(Al filo de los días: recuperando el hilo). Sobre extremos de amor patrio. Hace tiempo que vengo sosteniendo —un poco en broma, pero no sin serios y precisos argumentos— que Talavera de la Reina, mi patria chica, bien podría haber sido la capital de la tercera provincia extremeña. De hecho, una parte notable de su «Antigua Tierra» está ahora en la comunidad vecina, mientras que sangre verata o morala —al igual que gallega o andaluza, castellana o incluso manchega y ahora de diversos pueblos de la Panhispania— corre por las venas de muchos talabricenses (el preciso gentilicio que algún día será de uso común y tan natural como el agua del Tajo, que volverá a correr fuerte y caudal).
El asunto del amor al terruño suele tener curiosas derivas sentimentales y, a menudo, levanta muros de mucha bobaliconería, por completo absurdos en un mundo hiperconectado como el actual. Pero en no pocas ocasiones es el mejor— a veces el único— combustible para quemar las inercias y poner los motores en marcha. Al fin y al cabo, sentirse conectados con el mundo a través de un ‘enchufe’ es lo más parecido a tener una buena cobertura de wifi y poder navegar sin interferencias. O algo así. Tal vez habrá que ir afinando un poco y poniendo al día las metáforas hipercibernáuticas de los webos.

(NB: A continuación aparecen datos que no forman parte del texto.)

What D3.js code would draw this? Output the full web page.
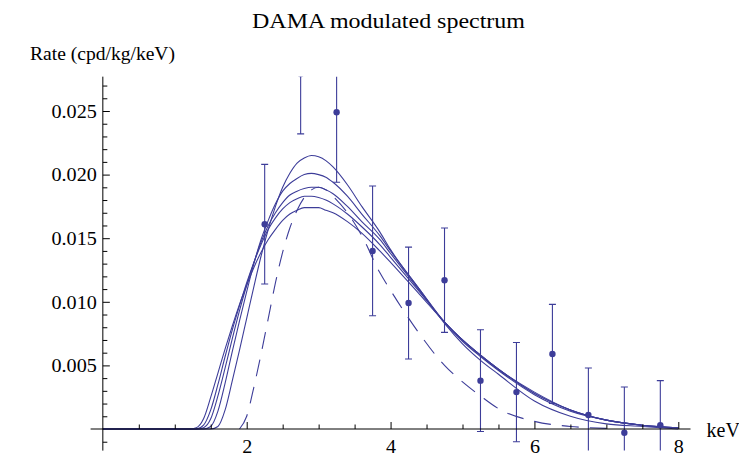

A estas alturas, no tengo problemas —todo lo contrario— para sentirme «autóctono» del lugar donde vivo (¡viva Madrid, la Prospe resiste!), y me creo capaz de asimilar sin ningún reparo cualquier paisanaje que me haga tilín. De hecho, he decidido llevarle la contraria al gran Groucho e inscribir como consigna en el registro de la propiedad de ocurrencias la siguiente contradictio: nunca diré que no a ningún club que admita entre sus socios agentes como yo. Lo cual no significa que le diga que sí. No sé si me entendés, baudeleriano amigo, mi hermana, ni semejante!